3. To save the plot as a JPEG file, move the mouse to the plot screen and right click.
4. Note the full-width-at-half-maximum (FWHM) of the beam pattern. This is the beam width of the SRT in degrees of azimuth.
5. Now, to convert the angle in azimuth to angles of arc, you need to multiply the azimuth angles by cos(elevation). Consider that when the telescope is pointed straight up, for example, movement in azimuth merely rotates the antenna about its central axis and so moves the telescope 0o in the sky. When it’s pointed at the horizon, then movement of 360o in azimuth does actually correspond to 360o of arc. To find the elevation setting of the telescope during these scans, use Notepad to open the raw data file (the datafile.rad file written during the observation) and read the third column of numbers for the rows used in the azimuth beam scans. Measure and write down the azimuthal beamwidth in real degrees. (Improvement for future: the ability to read elevation and azimuth angles and to convert azimuth to real angles by multiplying by cos(elevation) will be added to SRT_Plotter.)
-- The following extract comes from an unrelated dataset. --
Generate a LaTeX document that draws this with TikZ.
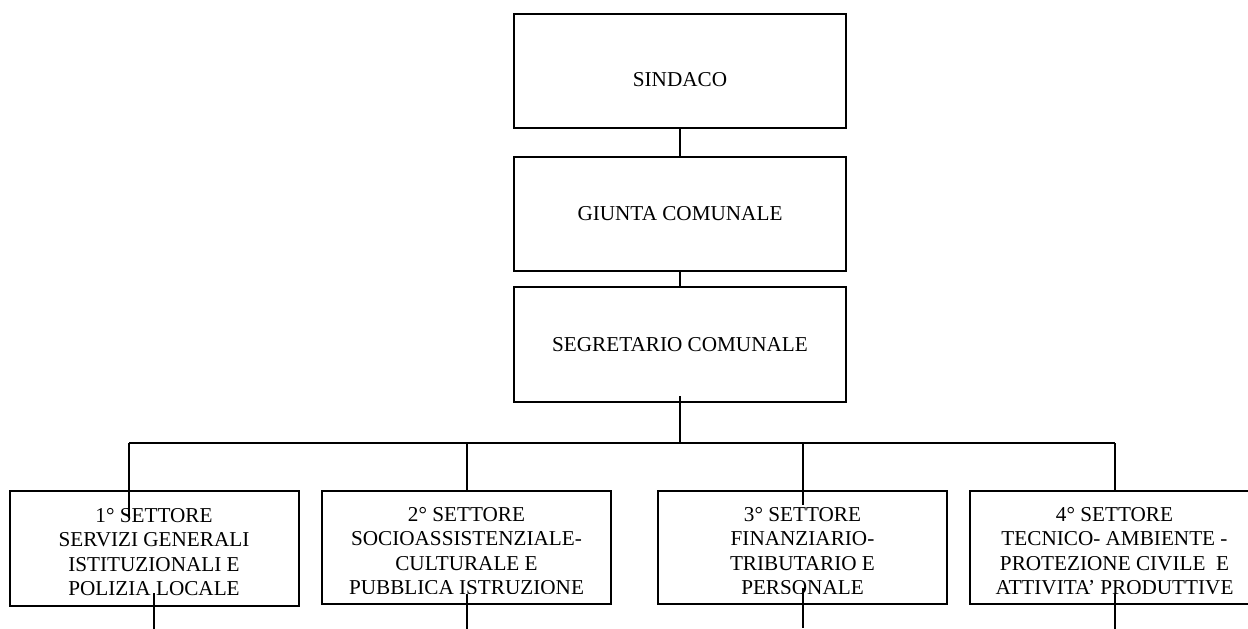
\documentclass[tikz,border=0pt]{standalone}
\usepackage{fontspec}
\setmainfont{Liberation Serif}

\tikzset{
  topbox/.style={draw, line width=1pt, minimum width=166pt, minimum height=57pt, inner sep=0pt},
  sectbox/.style={draw, line width=1pt, minimum width=144.5pt, minimum height=56.5pt, inner sep=0pt},
  secttext/.style={align=center, inner sep=0pt, anchor=base},
  link/.style={line width=1pt},
}

\begin{document}
\begin{tikzpicture}[x=1pt, y=-1pt, font=\fontsize{10.6}{12.25}\selectfont]
    \path[use as bounding box] (0,0) rectangle (624,314);
    \clip (0,0) rectangle (624,314);

    % Top boxes
    \node[topbox, text height=16pt] (sindaco) at (340,35.5) {SINDACO};
    \node[topbox] (giunta) at (340,107) {GIUNTA COMUNALE};
    \node[topbox, minimum height=57.5pt] (segretario) at (340,172.25) {SEGRETARIO COMUNALE};

    % Sectors (last baseline given)
    \node[sectbox, minimum height=57.5pt] (s1) at (77,274.25) {};
    \node[sectbox] (s2) at (233.25,273.75) {};
    \node[sectbox] (s3) at (401.25,273.75) {};
    \node[sectbox] (s4) at (557.25,273.75) {};

    \node[secttext] (s1text) at (77,297.9)
        {1° SETTORE\\SERVIZI GENERALI\\ISTITUZIONALI E\\POLIZIA LOCALE};
    \begin{scope}
        \clip (s2.north west) rectangle ([yshift=5.75pt]s2.south east);
        \node[secttext] (s2text) at (233.25,297.4)
            {2° SETTORE\\SOCIOASSISTENZIALE-\\CULTURALE E\\PUBBLICA ISTRUZIONE};
    \end{scope}
    \begin{scope}
        \clip (s3.north west) rectangle ([yshift=5.75pt]s3.south east);
        \node[secttext] (s3text) at (401.25,297.4)
            {3° SETTORE\\FINANZIARIO-\\TRIBUTARIO E\\PERSONALE};
    \end{scope}
    \begin{scope}
        \clip (s4.north west) rectangle ([yshift=5.75pt]s4.south east);
        \node[secttext] (s4text) at (557.25,297.4)
            {4° SETTORE\\TECNICO- AMBIENTE -\\PROTEZIONE CIVILE~ E\\ATTIVITA’ PRODUTTIVE};
    \end{scope}

    % Links
    \draw[link] (sindaco) -- (giunta);
    \draw[link] (giunta) -- (segretario);
    \coordinate (bus) at (340,221.5);
    \coordinate (b1) at (64.5,221.5);
    \coordinate (b2) at (s2.north |- bus);
    \coordinate (b3) at (s3.north |- bus);
    \coordinate (b4) at (s4.north |- bus);
    \draw[link] ([yshift=3.5pt]segretario.south) -- (bus);
    \draw[link] (b1) -- (b4);
    \draw[link] (b1) -- ++(0,37.5);
    \draw[link] (b2) -- (s2.north);
    \draw[link] (b3) -- ++(0,31);
    \draw[link] (b4) -- (s4.north);
    \draw[link] ([yshift=7pt]s1.south) -- ++(0,20);
    \draw[link] ([yshift=5.5pt]s2.south) -- ++(0,20);
    \draw[link] ([yshift=8.5pt]s3.south) -- ++(0,20);
    \draw[link] ([yshift=5.5pt]s4.south) -- ++(0,20);
\end{tikzpicture}
\end{document}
6. Convert your primary beam width to radians and compare with that given by
FWHM = 1.15 λ/D,
where D is the diameter of the antenna and λ is the wavelength of the radiation. (λ = c/ν, where ν is the frequency as determined by the L.O. setting you typed in when you clicked on "freq" in the observations (see step 4 of the observation instructions.)
7. Click "Plot Beam" again and this time opt for "plot vs. elevation" and select the appropriate data blocks. Save this graph, measure the FWHM in this direction.
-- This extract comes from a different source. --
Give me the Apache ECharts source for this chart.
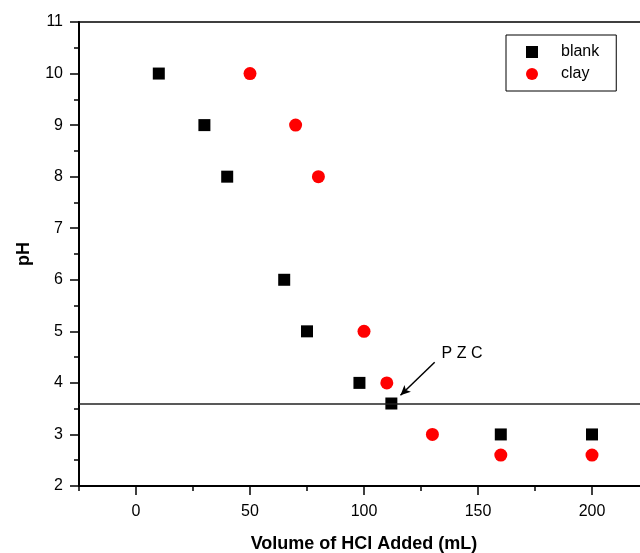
<!DOCTYPE html>
<html><head><meta charset="utf-8">
<script src="https://cdn.jsdelivr.net/npm/echarts@6/dist/echarts.min.js"></script>
<style>html,body{margin:0;padding:0;background:#fff}#c{width:640px;height:553px}</style>
</head><body><div id="c"></div>
<script>
const blankX = [10, 30, 40, 65, 75, 98, 112, 160, 200];
const blankY = [10, 9, 8, 6, 5, 4, 3.6, 3, 3];
const clayX = [50, 70, 80, 100, 110, 130, 160, 200];
const clayY = [10, 9, 8, 5, 4, 3, 2.6, 2.6];
const xMajorTicks = [0, 50, 100, 150, 200];
const xMinorTicks = [-25, 25, 75, 125, 175, 225];
const pzcLevel = 3.6;
const pzcArrow = [[131, 4.4], [116, 3.76]];
const pzcLabelAt = [143, 4.57];

const font = 'Liberation Sans, Arial, sans-serif';
const chart = echarts.init(document.getElementById('c'), null, {renderer: 'canvas'});
chart.setOption({
  animation: false,
  backgroundColor: '#fff',
  grid: {left: 79, width: 570, top: 22, height: 464, show: true, borderColor: '#000', borderWidth: 1.5, backgroundColor: 'transparent', containLabel: false, outerBoundsMode: 'none'},
  legend: {
    left: 506, top: 35, orient: 'vertical', borderColor: '#000', borderWidth: 1,
    padding: [9, 17, 9, 20], itemGap: 6, itemWidth: 12, itemHeight: 12,
    textStyle: {fontFamily: font, fontSize: 16, color: '#000', padding: [0, 0, 0, 18]},
    data: ['blank', 'clay']
  },
  xAxis: [{
    type: 'value', min: -25, max: 225,
    name: 'Volume of HCl Added (mL)', nameLocation: 'middle', nameGap: 49,
    nameTextStyle: {fontFamily: font, fontSize: 18, fontWeight: 'bold', color: '#000'},
    axisLine: {show: true, onZero: false, lineStyle: {color: '#000', width: 2}},
    axisTick: {show: true, length: 9, lineStyle: {color: '#000', width: 1.5}, customValues: xMajorTicks},
    axisLabel: {fontFamily: font, fontSize: 16, color: '#000', margin: 18, customValues: xMajorTicks},
    splitLine: {show: false}
  }, {
    type: 'value', min: -25, max: 225, position: 'bottom',
    axisLine: {show: false, onZero: false},
    axisTick: {show: true, length: 5, lineStyle: {color: '#000', width: 1.5}, customValues: xMinorTicks},
    axisLabel: {show: false},
    splitLine: {show: false}
  }],
  yAxis: {
    type: 'value', min: 2, max: 11, interval: 1,
    name: 'pH', nameLocation: 'middle', nameGap: 46,
    nameTextStyle: {fontFamily: font, fontSize: 18, fontWeight: 'bold', color: '#000'},
    axisLine: {show: true, onZero: false, lineStyle: {color: '#000', width: 2}},
    axisTick: {show: true, length: 9, lineStyle: {color: '#000', width: 1.5}},
    minorTick: {show: true, splitNumber: 2, length: 5, lineStyle: {color: '#000', width: 1.5}},
    axisLabel: {fontFamily: font, fontSize: 16, color: '#000', margin: 16},
    splitLine: {show: false}
  },
  series: [{
    name: 'blank', type: 'scatter', symbol: 'rect', symbolSize: 12,
    itemStyle: {color: '#000', opacity: 1},
    data: blankX.map((x, i) => [x, blankY[i]]),
    markLine: {
      silent: true, symbol: ['none', 'none'], animation: false,
      lineStyle: {color: '#222', width: 1.5, type: 'solid'},
      label: {show: false},
      data: [{yAxis: pzcLevel}]
    },
    z: 3
  }, {
    name: 'clay', type: 'scatter', symbol: 'circle', symbolSize: 13,
    itemStyle: {color: '#ff0000', opacity: 1},
    data: clayX.map((x, i) => [x, clayY[i]]),
    markLine: {
      silent: true, symbol: ['none', 'arrow'], symbolSize: [7, 10], animation: false,
      lineStyle: {color: '#000', width: 1.5, type: 'solid'},
      label: {show: false},
      data: [[{coord: pzcArrow[0]}, {coord: pzcArrow[1]}]]
    },
    markPoint: {
      silent: true, symbol: 'circle', symbolSize: 0, animation: false,
      label: {show: true, formatter: 'P Z C', color: '#000', fontFamily: font, fontSize: 16, position: 'inside'},
      data: [{coord: pzcLabelAt}]
    },
    z: 3
  }]
});
</script></body></html>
8. For the discussion of your report, consider the following issues.
a. The angular size of the Sun, as seen at radio wavelengths, is between 0.5 and 1 degree. How does this compare to the FWHM of the telescope beam? If it is comparable to or larger than this, then the measured beam is larger than the true beam, and if the Sun is much smaller, than this is a good measure of the beam.
b. How does the beamwidth compare with 1.15 λ/D if D = 2.1 meters?
c. What is the "effective diameter" of the telescope according to these data?
d. How does the effective diameter compare with 2.1 meters, (which is the physical diameter of the telescope)? Why might they be different? (Feel free to ask your instructor for any ideas.)
e. Are the beamwidths in the two directions the same, within reasonable uncertainties? f. How accurate is the pointing of the telescope, in comparison to the beam width? Were the calculated pointing offsets smaller than 1/10th of the beam width?